UNABA DISTRICT, Panjshir Province – On a stretch of land beside the Panjshir River, two villages work with a single purpose. Together, villagers dig trenches, haul rocks, pour concrete, and carefully shape a narrow irrigation canal that will soon wind about 750 meters between the two Afghan communities, bringing water to fields tended by about 1,300 families.
From each village, of Unaba and Deh Meina in the Unaba district of Panjshir province, farmers have given up valuable riverside plots so that they and their neighbors can all benefit from the new irrigation project called Dhamm Canal. The improved water supply will mean farmers should be able to double production from their fields of wheat, corn, fruit, and other crops, says Najibullah Alimi, head of Deh Meina’s community development council (CDC).
Deh Meina’s council of 10 men and 10 women was created in 2012 under the auspices of the Ministry of Rural Rehabilitation and Development’s National Solidarity Project (NSP). Supported by the World Bank and Afghanistan Reconstruction Trust Fund (ARTF), the NSP mobilizes communities to run transparent elections and create CDCs, much like traditional Afghan shuras (councils). It is now estimated about 22,490 CDCs representing some 35,200 villages have been created under the NSP.
Once established, CDCs are eligible to apply for funding for a range of infrastructure and service projects, including access to power, roads, drinking and irrigation water, improved sanitation, bridges, and schools.
In the villages of Deh Meina and Unaba, the CDCs both voted for an irrigation canal, then approached each other with the idea of a joint project, says Mohammad Noor Ranjbar, an engineer and head of Unaba’s CDC. The two communities sit next to each other on the Panjshir River. The new canal first crosses Deh Meina property and ends at Unaba.

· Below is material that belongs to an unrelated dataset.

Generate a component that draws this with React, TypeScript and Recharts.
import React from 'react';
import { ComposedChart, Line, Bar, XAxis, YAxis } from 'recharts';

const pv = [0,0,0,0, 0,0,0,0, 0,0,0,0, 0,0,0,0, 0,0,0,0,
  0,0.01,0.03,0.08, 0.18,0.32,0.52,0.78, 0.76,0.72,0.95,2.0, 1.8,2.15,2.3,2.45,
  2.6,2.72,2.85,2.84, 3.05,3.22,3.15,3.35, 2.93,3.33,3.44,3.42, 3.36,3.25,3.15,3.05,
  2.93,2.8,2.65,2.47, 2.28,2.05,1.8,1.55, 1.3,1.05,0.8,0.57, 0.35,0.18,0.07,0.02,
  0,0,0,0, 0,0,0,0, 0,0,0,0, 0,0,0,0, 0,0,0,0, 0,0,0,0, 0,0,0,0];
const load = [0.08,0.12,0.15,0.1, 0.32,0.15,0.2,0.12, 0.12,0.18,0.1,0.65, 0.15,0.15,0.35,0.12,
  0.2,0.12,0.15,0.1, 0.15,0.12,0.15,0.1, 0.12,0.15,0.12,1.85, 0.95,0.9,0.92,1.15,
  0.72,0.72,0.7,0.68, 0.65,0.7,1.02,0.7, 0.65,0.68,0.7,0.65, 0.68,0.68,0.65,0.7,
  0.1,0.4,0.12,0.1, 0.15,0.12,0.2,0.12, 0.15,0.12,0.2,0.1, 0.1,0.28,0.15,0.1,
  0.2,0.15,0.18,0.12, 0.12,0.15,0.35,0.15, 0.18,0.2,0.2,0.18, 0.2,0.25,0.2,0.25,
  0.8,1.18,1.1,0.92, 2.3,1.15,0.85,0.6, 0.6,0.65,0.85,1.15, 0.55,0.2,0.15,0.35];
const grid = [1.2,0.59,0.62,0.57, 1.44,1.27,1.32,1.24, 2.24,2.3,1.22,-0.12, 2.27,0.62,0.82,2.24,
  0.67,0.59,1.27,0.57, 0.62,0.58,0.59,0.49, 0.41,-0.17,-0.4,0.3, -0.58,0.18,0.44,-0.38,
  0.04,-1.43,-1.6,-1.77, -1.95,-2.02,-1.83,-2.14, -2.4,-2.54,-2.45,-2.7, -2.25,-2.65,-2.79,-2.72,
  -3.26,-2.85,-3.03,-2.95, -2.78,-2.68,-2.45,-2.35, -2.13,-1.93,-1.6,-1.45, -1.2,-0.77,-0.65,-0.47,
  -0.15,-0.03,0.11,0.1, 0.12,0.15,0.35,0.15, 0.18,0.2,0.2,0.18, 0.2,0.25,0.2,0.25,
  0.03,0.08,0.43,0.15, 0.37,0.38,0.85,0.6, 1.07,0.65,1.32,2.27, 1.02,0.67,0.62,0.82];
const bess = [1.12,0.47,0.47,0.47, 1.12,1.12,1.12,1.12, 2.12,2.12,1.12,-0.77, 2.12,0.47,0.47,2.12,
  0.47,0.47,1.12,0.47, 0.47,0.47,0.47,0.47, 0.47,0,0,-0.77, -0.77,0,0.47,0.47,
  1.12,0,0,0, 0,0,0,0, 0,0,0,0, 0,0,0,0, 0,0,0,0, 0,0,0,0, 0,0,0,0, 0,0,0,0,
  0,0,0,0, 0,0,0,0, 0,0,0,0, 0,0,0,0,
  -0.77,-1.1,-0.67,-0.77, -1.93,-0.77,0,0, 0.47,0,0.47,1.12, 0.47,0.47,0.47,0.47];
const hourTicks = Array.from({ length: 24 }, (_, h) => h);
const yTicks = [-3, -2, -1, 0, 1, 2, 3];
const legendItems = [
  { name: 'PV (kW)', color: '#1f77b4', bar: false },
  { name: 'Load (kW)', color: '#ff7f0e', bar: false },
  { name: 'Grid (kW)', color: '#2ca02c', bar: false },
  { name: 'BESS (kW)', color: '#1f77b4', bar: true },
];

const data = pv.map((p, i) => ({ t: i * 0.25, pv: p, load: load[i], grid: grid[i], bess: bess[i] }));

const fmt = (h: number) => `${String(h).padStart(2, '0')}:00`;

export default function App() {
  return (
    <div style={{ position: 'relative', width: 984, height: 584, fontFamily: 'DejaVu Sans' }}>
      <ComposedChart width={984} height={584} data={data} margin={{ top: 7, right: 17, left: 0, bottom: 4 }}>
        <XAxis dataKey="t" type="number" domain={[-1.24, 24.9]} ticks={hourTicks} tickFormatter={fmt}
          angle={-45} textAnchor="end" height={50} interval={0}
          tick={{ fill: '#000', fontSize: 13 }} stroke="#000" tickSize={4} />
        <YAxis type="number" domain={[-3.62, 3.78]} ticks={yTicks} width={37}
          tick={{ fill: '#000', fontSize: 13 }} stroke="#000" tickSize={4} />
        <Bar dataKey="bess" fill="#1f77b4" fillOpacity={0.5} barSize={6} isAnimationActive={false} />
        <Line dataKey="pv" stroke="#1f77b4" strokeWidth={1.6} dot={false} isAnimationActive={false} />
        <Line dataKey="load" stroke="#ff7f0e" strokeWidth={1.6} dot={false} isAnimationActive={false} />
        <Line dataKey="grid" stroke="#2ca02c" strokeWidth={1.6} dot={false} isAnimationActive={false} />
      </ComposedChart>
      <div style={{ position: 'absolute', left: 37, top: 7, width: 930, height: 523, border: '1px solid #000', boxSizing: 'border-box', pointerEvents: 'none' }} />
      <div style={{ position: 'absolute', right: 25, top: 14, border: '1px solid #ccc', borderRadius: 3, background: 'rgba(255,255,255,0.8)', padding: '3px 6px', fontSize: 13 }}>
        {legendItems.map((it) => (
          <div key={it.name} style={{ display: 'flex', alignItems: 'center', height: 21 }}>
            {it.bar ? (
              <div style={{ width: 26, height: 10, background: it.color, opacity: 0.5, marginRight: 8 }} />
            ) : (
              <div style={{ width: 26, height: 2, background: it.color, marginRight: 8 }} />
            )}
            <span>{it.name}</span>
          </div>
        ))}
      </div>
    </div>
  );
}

The two communities each received about $60,000 funding for construction of their half of the canal. Every household also contributed about AFN400, says Ranjbar. “We all recognized that our first priority should be irrigation because when our level of income goes higher, then we can all have a better future,” says Ranjbar, who works in a government office to supplement his farm income and support three children.

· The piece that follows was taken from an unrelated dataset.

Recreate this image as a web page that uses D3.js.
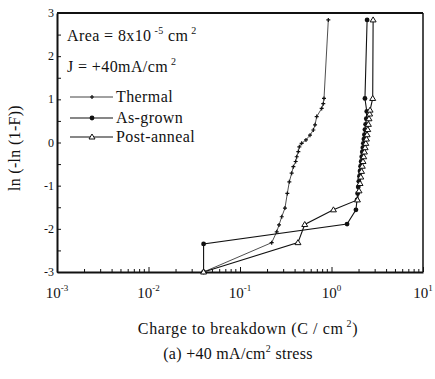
<!DOCTYPE html>
<html><head><meta charset="utf-8">
<script src="https://cdn.jsdelivr.net/npm/d3@7"></script>
<style>body{margin:0;background:#fff}svg{display:block}text{font-family:"Liberation Serif","DejaVu Serif",serif;fill:#111}</style>
</head><body>
<svg id="c" width="435" height="379"></svg>
<script>
const thermalX = [0.04,0.222,0.252,0.267,0.286,0.31,0.329,0.346,0.367,0.383,0.406,0.417,0.434,0.445,0.472,0.526,0.582,0.633,0.661,0.689,0.781,0.813,0.828,0.923];
const thermalY = [-3,-2.32,-2.07,-1.91,-1.72,-1.52,-1.18,-0.91,-0.71,-0.56,-0.44,-0.33,-0.21,-0.10,-0.02,0.06,0.17,0.29,0.41,0.60,0.79,0.90,1.02,2.84];
const asGrownX = [0.04,0.04,1.48,1.85,1.90,1.93,1.96,1.99,2.02,2.05,2.08,2.11,2.14,2.17,2.20,2.23,2.26,2.29,2.32,2.36,2.40,2.43,2.32,2.45];
const asGrownY = [-3,-2.35,-1.89,-1.56,-1.33,-1.18,-1.03,-0.9,-0.78,-0.66,-0.55,-0.44,-0.33,-0.22,-0.12,-0.02,0.08,0.18,0.30,0.42,0.55,0.72,1.02,2.84];
const postX = [0.04,0.43,0.51,1.05,1.92,2.0,2.05,2.09,2.13,2.17,2.21,2.25,2.29,2.33,2.37,2.41,2.45,2.49,2.53,2.57,2.61,2.64,2.82,2.85];
const postY = [-3,-2.32,-1.9,-1.56,-1.33,-1.12,-0.95,-0.8,-0.67,-0.55,-0.44,-0.33,-0.22,-0.12,-0.02,0.08,0.18,0.30,0.42,0.55,0.66,0.75,1.02,2.84];
const xTickVals = [1e-3,1e-2,1e-1,1e0,1e1];
const xTickExp = ["-3","-2","-1","0","1"];
const yTickVals = [3,2,1,0,-1,-2,-3];
const yTickLabels = ["3","2","1","0","-1","-2","-3"];
const seriesNames = ["Thermal","As-grown","Post-anneal"];

const svg = d3.select("#c");
const L=57, R=423, T=13, B=272;
const x = d3.scaleLog().domain([1e-3,1e1]).range([L,R]);
const y = d3.scaleLinear().domain([-3,3]).range([B,T]);
const FS = 16, LS = "0.4px";

// frame
svg.append("line").attr("x1",L).attr("x2",R).attr("y1",T).attr("y2",T).attr("stroke","#111").attr("stroke-width",2);
svg.append("line").attr("x1",R).attr("x2",R).attr("y1",T).attr("y2",B).attr("stroke","#111").attr("stroke-width",1.5);

// axes
const xAxis = d3.axisBottom(x).tickValues(xTickVals).tickSizeInner(-5).tickSizeOuter(0).tickFormat("");
const gx = svg.append("g").attr("transform",`translate(0,${B})`).call(xAxis);
gx.select(".domain").attr("stroke","#111").attr("stroke-width",2);
gx.selectAll(".tick line").attr("stroke","#111");
const minor = [];
for (let e=-3;e<1;e++) for (let m=2;m<10;m++) minor.push(m*Math.pow(10,e));
gx.selectAll(".mn").data(minor).enter().append("line").attr("class","mn")
  .attr("x1",d=>x(d)).attr("x2",d=>x(d)).attr("y1",0).attr("y2",-3).attr("stroke","#111").attr("stroke-width",1);
xTickVals.forEach((v,i)=>{
  const t = svg.append("text").attr("x",x(v)).attr("y",298).attr("text-anchor","middle").attr("font-size",15);
  t.append("tspan").text("10");
  t.append("tspan").attr("dy",-7).attr("font-size",9).text(xTickExp[i]);
});

const yAxis = d3.axisLeft(y).tickValues(d3.range(-3,3.01,0.5)).tickSizeInner(-4).tickSizeOuter(0).tickFormat("");
const gy = svg.append("g").attr("transform",`translate(${L},0)`).call(yAxis);
gy.select(".domain").attr("stroke","#111").attr("stroke-width",2);
gy.selectAll(".tick line").attr("stroke","#111");
yTickVals.forEach((v,i)=>{
  svg.append("text").attr("x",54).attr("y",y(v)+4).attr("text-anchor","end").attr("font-size",12).text(yTickLabels[i]);
});

// series
const line = d3.line().x(d=>x(d[0])).y(d=>y(d[1]));
const th = thermalX.map((v,i)=>[v,thermalY[i]]);
const ag = asGrownX.map((v,i)=>[v,asGrownY[i]]);
const pa = postX.map((v,i)=>[v,postY[i]]);
svg.append("path").attr("d",line(th)).attr("fill","none").attr("stroke","#222").attr("stroke-width",0.8);
svg.append("path").attr("d",line(ag)).attr("fill","none").attr("stroke","#111").attr("stroke-width",1.1);
svg.append("path").attr("d",line(pa)).attr("fill","none").attr("stroke","#111").attr("stroke-width",1.1);

function cross(g,cx,cy){g.append("path").attr("d",`M${cx-2},${cy}H${cx+2}M${cx},${cy-2}V${cy+2}`).attr("stroke","#111").attr("stroke-width",1.2);}
function dot(g,cx,cy){g.append("circle").attr("cx",cx).attr("cy",cy).attr("r",2.4).attr("fill","#111");}
function tri(g,cx,cy){g.append("path").attr("d",`M${cx},${cy-3}L${cx+3},${cy+2}L${cx-3},${cy+2}Z`).attr("fill","#fff").attr("stroke","#111").attr("stroke-width",1);}
const gm = svg.append("g");
th.forEach(d=>cross(gm,x(d[0]),y(d[1])));
ag.forEach(d=>dot(gm,x(d[0]),y(d[1])));
pa.forEach(d=>tri(gm,x(d[0]),y(d[1])));

// annotations
const a1 = svg.append("text").attr("x",67).attr("y",41).attr("font-size",FS).attr("letter-spacing",LS);
a1.append("tspan").text("Area = 8x10");
a1.append("tspan").attr("dy",-7).attr("font-size",10).text(" -5");
a1.append("tspan").attr("dy",7).text(" cm");
a1.append("tspan").attr("dy",-7).attr("font-size",10).text(" 2");
const a2 = svg.append("text").attr("x",67).attr("y",72).attr("font-size",FS).attr("letter-spacing",LS);
a2.append("tspan").text("J = +40mA/cm");
a2.append("tspan").attr("dy",-7).attr("font-size",10).text(" 2");

// legend
const legY=[97,118,137];
const markers=[cross,dot,tri];
seriesNames.forEach((n,i)=>{
  svg.append("line").attr("x1",70).attr("x2",113).attr("y1",legY[i]).attr("y2",legY[i]).attr("stroke","#111").attr("stroke-width",i===0?0.8:1.1);
  markers[i](svg,92,legY[i]);
  svg.append("text").attr("x",116).attr("y",legY[i]+5).attr("font-size",FS).attr("letter-spacing",LS).text(n);
});

// axis titles
svg.append("text").attr("transform","translate(20,148) rotate(-90)").attr("text-anchor","middle").attr("font-size",16).attr("letter-spacing","0.3px").text("ln (-ln (1-F))");
const xt = svg.append("text").attr("x",248).attr("y",334).attr("text-anchor","middle").attr("font-size",16).attr("letter-spacing","0.6px");
xt.append("tspan").text("Charge to breakdown (C / cm");
xt.append("tspan").attr("dy",-7).attr("font-size",10).text(" 2");
xt.append("tspan").attr("dy",7).text(")");
const cap = svg.append("text").attr("x",238).attr("y",359).attr("text-anchor","middle").attr("font-size",16).attr("letter-spacing","0.3px");
cap.append("tspan").text("(a) +40 mA/cm");
cap.append("tspan").attr("dy",-7).attr("font-size",10).text("2");
cap.append("tspan").attr("dy",7).text(" stress");
</script>
</body></html>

“We will no longer have to tell our sons and daughters to work with us, but we can send them to school,” agrees Alimi, who has 10 children. “And people in our villages will also stop fighting with each other.”
This new canal will help us a lot. It is 100 percent good; it will give us all energy, just like the sun.
Community conflict over water resolved
Community conflict was a big problem because farmers jealously guarded their own water supplies, while also sharing access to makeshift irrigation canals, says Alimi.
“People sometimes waited 10 to 12 days before they could take their share of the water and they would fight with each other. Everyone was always angry.”
Farmer Mohammad Panjshiri, 32, says his wheat would wither and die before he could irrigate because his 10 jeribs (2 hectares) of land was at the tail end of the old canal system. Panjshiri currently works as a tailor to support five children. “Now I am hoping to make three times more income from my land when the water comes,” he says.
Ghulam Hazrat, 80, says he paid to have a well dug on his land so he could properly water his orchards of pomegranate, apples, figs, grapes, almonds, and walnuts. He also has to buy diesel for a generator to pump the well water out to his fields. “The old canals were of little use. You had to wait so long for your turn, or they would get blocked with mud and debris sometimes for 10 or 20 days until we could clear them. We were having big losses with our crops,” recalls Hazrat.
Times were tough but nothing compared to the starvation and destruction that people also suffered during 30 years of war, adds Hazrat, who supports 21 children and two wives.
“I remember one day when so many airplanes came to bomb our fields in Panjshir that we had to hide ourselves in mountain caves. Then, people were sometimes eating plants or whatever they could find,” Hazrat says. “Now, this new canal will help us a lot. It is 100 percent good; it will give us all energy, just like the sun.”
Farmer Habib Rahmat, 35, says he will no longer have to carry water by the bucket load to irrigate his one and a half jeribs (0.3 hectares) of wheat and fruit orchard. He and his four children would often shoulder buckets back and forth for 10 hours at a time to keep their crops watered. “This canal is an incredible gift to us all,” says Rahmat.
Abdul Sidiq, 34, is currently earning about $8 a day laboring on the new canal. The construction money is helping to support his family of four, but Sidiq also looks forward to increased income from his 10 jeribs (2 hectares) of farm land.